Start of Available data

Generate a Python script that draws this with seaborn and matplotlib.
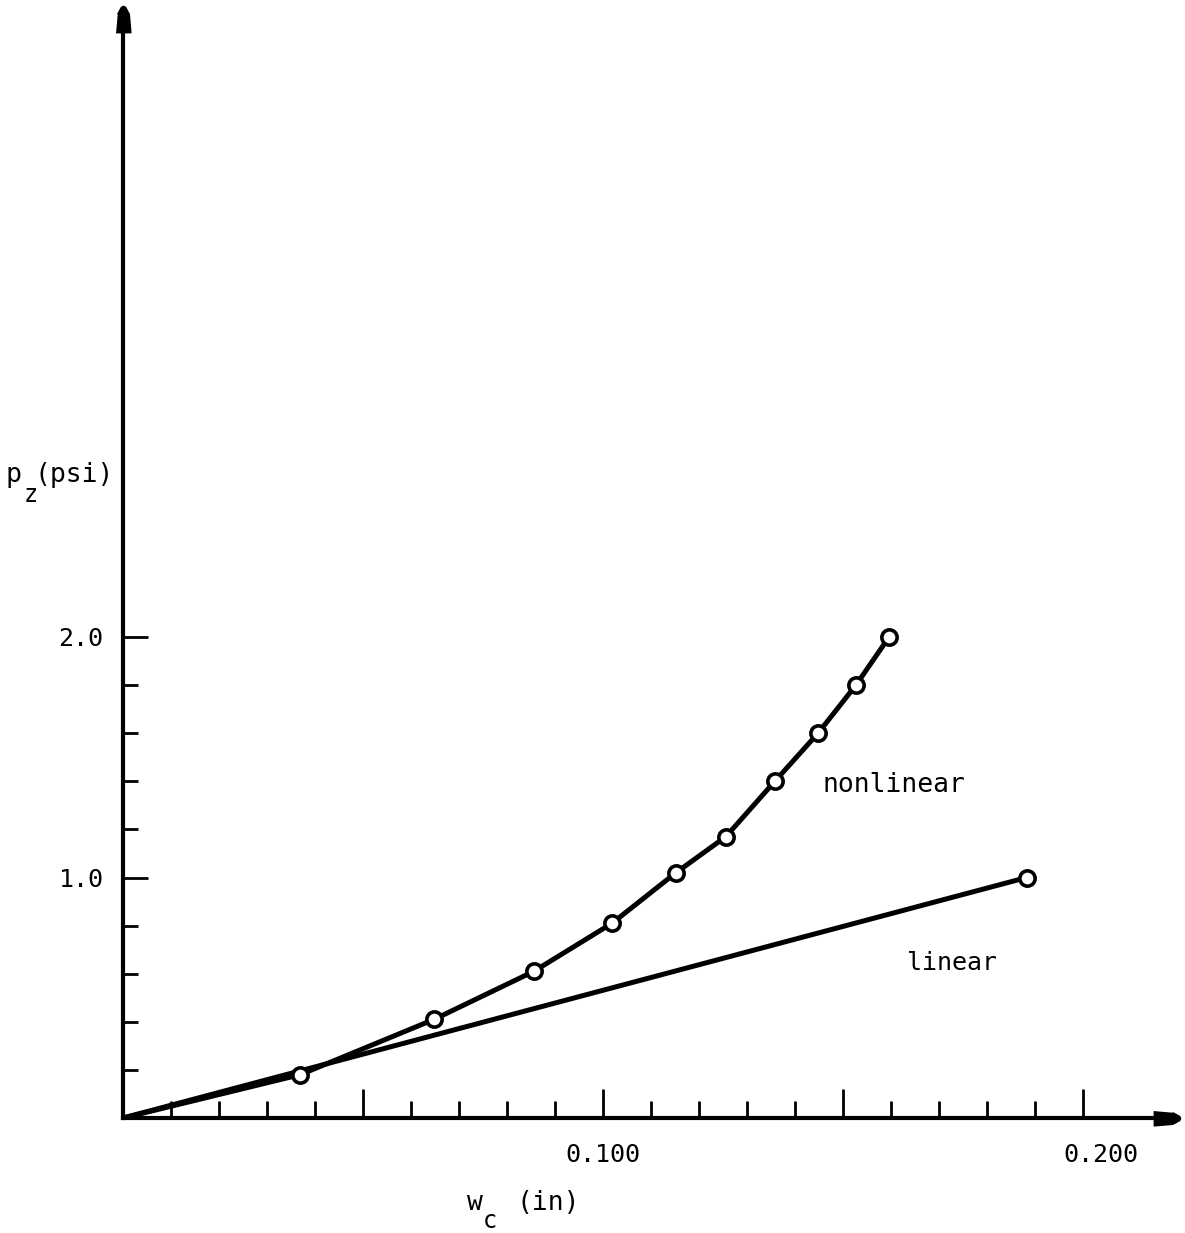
import matplotlib
matplotlib.use("Agg")
import matplotlib.pyplot as plt
import matplotlib.transforms as mtransforms
import seaborn as sns
import numpy as np

# data
nonlin_w = [0.0, 0.0369, 0.0648, 0.0856, 0.1019, 0.1152, 0.1256, 0.1358, 0.1448, 0.1527, 0.1596]
nonlin_p = [0.0, 0.18, 0.41, 0.61, 0.81, 1.02, 1.17, 1.40, 1.60, 1.80, 2.00]
lin_w = [0.0, 0.1883]
lin_p = [0.0, 1.0]

x_major = [0.05, 0.10, 0.15, 0.20]
x_major_labels = ["", "0.100", "", "0.200"]
y_major = [1.0, 2.0]
y_major_labels = ["1.0", "2.0"]

sns.set_style("white")
plt.rcParams['font.family'] = ['DejaVu Sans Mono', 'DejaVu Sans']
plt.rcParams['text.color'] = 'black'
plt.rcParams['xtick.color'] = 'black'
plt.rcParams['ytick.color'] = 'black'
plt.rcParams['axes.labelcolor'] = 'black'

W, H = 1185, 1233
fig = plt.figure(figsize=(W / 100, H / 100), dpi=100)
x0, y0 = 123, 1118
xr, yt = 1167, 19
ax = fig.add_axes([x0 / W, (H - y0) / H, (xr - x0) / W, (y0 - yt) / H])

lw = 3.6
mk = dict(marker='o', markersize=11, markerfacecolor='white',
          markeredgecolor='black', markeredgewidth=2.6)
sns.lineplot(x=nonlin_w, y=nonlin_p, ax=ax, color='black', lw=lw,
             markevery=list(range(1, len(nonlin_w))), sort=False, zorder=3, **mk)
sns.lineplot(x=lin_w, y=lin_p, ax=ax, color='black', lw=lw,
             markevery=[1], sort=False, zorder=2, **mk)

ax.set_xlim(0, (xr - x0) / 4800)
ax.set_ylim(0, (y0 - yt) / 240.5)

for s in ['top', 'right']:
    ax.spines[s].set_visible(False)
for s in ['left', 'bottom']:
    ax.spines[s].set_linewidth(3)
    ax.spines[s].set_color('black')

ax.set_xticks(x_major)
ax.set_xticklabels(x_major_labels)
ax.set_xticks(np.arange(0.01, 0.205, 0.01), minor=True)
ax.set_yticks(y_major)
ax.set_yticklabels(y_major_labels)
ax.set_yticks(np.arange(0.2, 1.85, 0.2), minor=True)

ax.tick_params(axis='x', which='major', direction='in', length=21, width=2, pad=18, labelsize=18)
ax.tick_params(axis='x', which='minor', direction='in', length=12, width=2)
ax.tick_params(axis='y', which='major', direction='in', length=18, width=2, pad=14, labelsize=18)
ax.tick_params(axis='y', which='minor', direction='in', length=11, width=2)
ax.tick_params(bottom=True, left=True, which='both')

# small right shift of the 0.200 label as in the reference
off = mtransforms.ScaledTranslation(18 / 100, 0, fig.dpi_scale_trans)
lab = ax.get_xticklabels()[3]
lab.set_transform(lab.get_transform() + off)

# arrows at axis ends (bullet-like heads)
up = [(-0.28, -0.5), (0.28, -0.5), (0.22, 0.2), (0.08, 0.46), (0, 0.5),
      (-0.08, 0.46), (-0.22, 0.2)]
right = [(y, -x) for (x, y) in up]
ax.plot(1, 0, color='black', marker=right, ms=19, transform=ax.get_yaxis_transform(), clip_on=False)
ax.plot(0, 1, color='black', marker=up, ms=19, transform=ax.get_xaxis_transform(), clip_on=False)

ax.text(0.1458, 1.385, "nonlinear", fontsize=19, ha='left', va='center')
ax.text(0.1633, 0.644, "linear", fontsize=18, ha='left', va='center')

# axis labels built from pieces (subscripts as in the reference)
def ftxt(px, py, s, size):
    fig.text(px / W, (H - py) / H, s, fontsize=size, ha='left', va='baseline')

ftxt(5, 482, "p", 19)
ftxt(24, 502, "z", 17)
ftxt(35, 482, "(psi)", 19)

ftxt(467, 1210, "w", 19)
ftxt(483, 1228, "c", 17)
ftxt(517, 1210, "(in)", 19)

fig.savefig("out.png", dpi=100, facecolor='white')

End of Available data

Your task is to reproduce exactly the lines from the start of the data above through the line containing "import numpy as np", leaving every picture out.

* Answer in full:
Generate a Python script that draws this with seaborn and matplotlib.
import matplotlib
matplotlib.use("Agg")
import matplotlib.pyplot as plt
import matplotlib.transforms as mtransforms
import seaborn as sns
import numpy as np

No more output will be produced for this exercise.